If I remember correctly, $L^1(\mathbb{R})$ functions can be identified with distributions via $$L^1(\mathbb{R}) \hookrightarrow D'(\mathbb{R})$$ defined as $f\mapsto T_f\in D'(\mathbb{R})$ and then $f=T_f$ as abuse of notation. It acts as follows: $$\langle T_f,\varphi\rangle= \int_{\mathbb{R}} f(x)\varphi(x)dx, \quad \varphi\in D(\mathbb{R}).$$
My question is, any function $f\in L^1(\mathbb{R})$ seen as a distribution, does it have a distributional derivative? If so, how does it act or look like?
Thanks!
Every distribution has a derivative, so every function in $L^1$ has a derivative in the sens of distributions.

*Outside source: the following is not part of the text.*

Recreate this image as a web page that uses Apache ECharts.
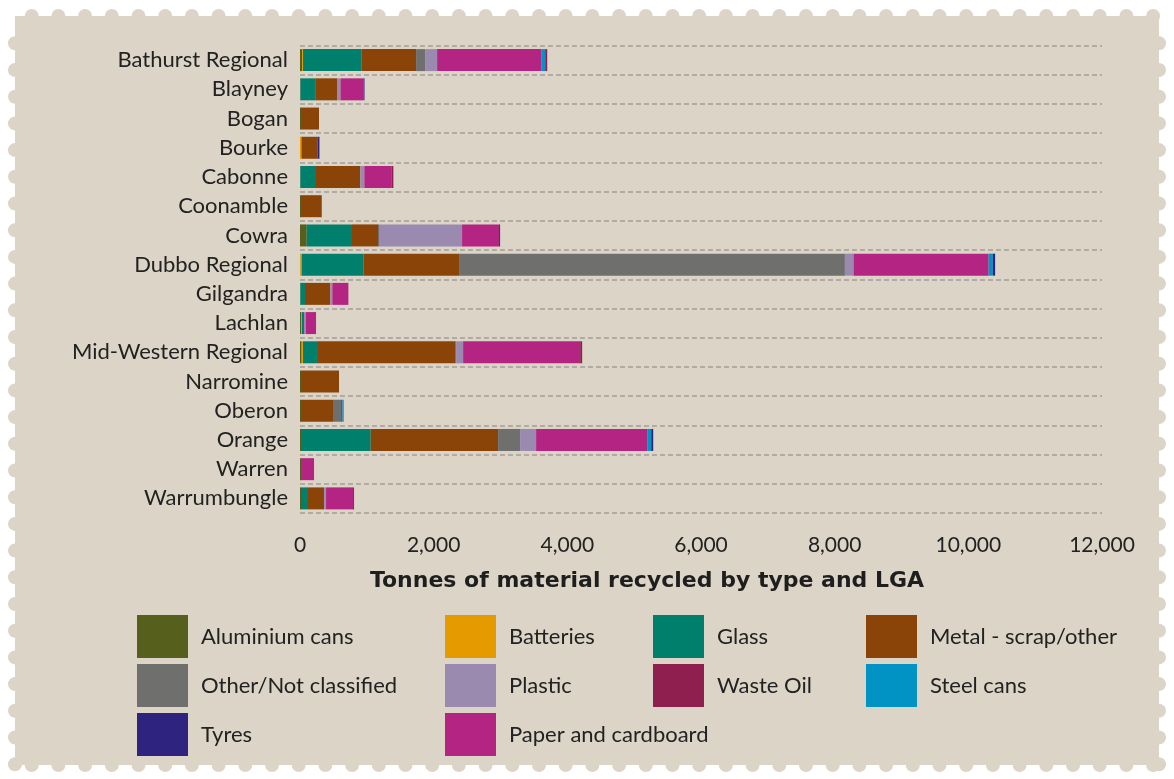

It is generally not a function, but a distribution, and it is defined as $$\langle T'_f, \phi \rangle = - \langle T_f, \phi' \rangle $$ Here's an example : take $f = \mathbf{1}_{[0,1]}$. Then, straightforward computation gives $\langle T'_f , \phi \rangle = -(\phi(1) - \phi(0) )$, so $$T'_f = \delta_0 - \delta_1 $$ where $\delta_a$ is the dirac distribution at the point $a$. This example is instructive, because here the derivative of the function $f$ (in the sense of distributions) IS NOT a function : you can't find a function $g \in L^1$ (or in any other space included in $L^1_{loc}$) such that $T_g = T'_f$.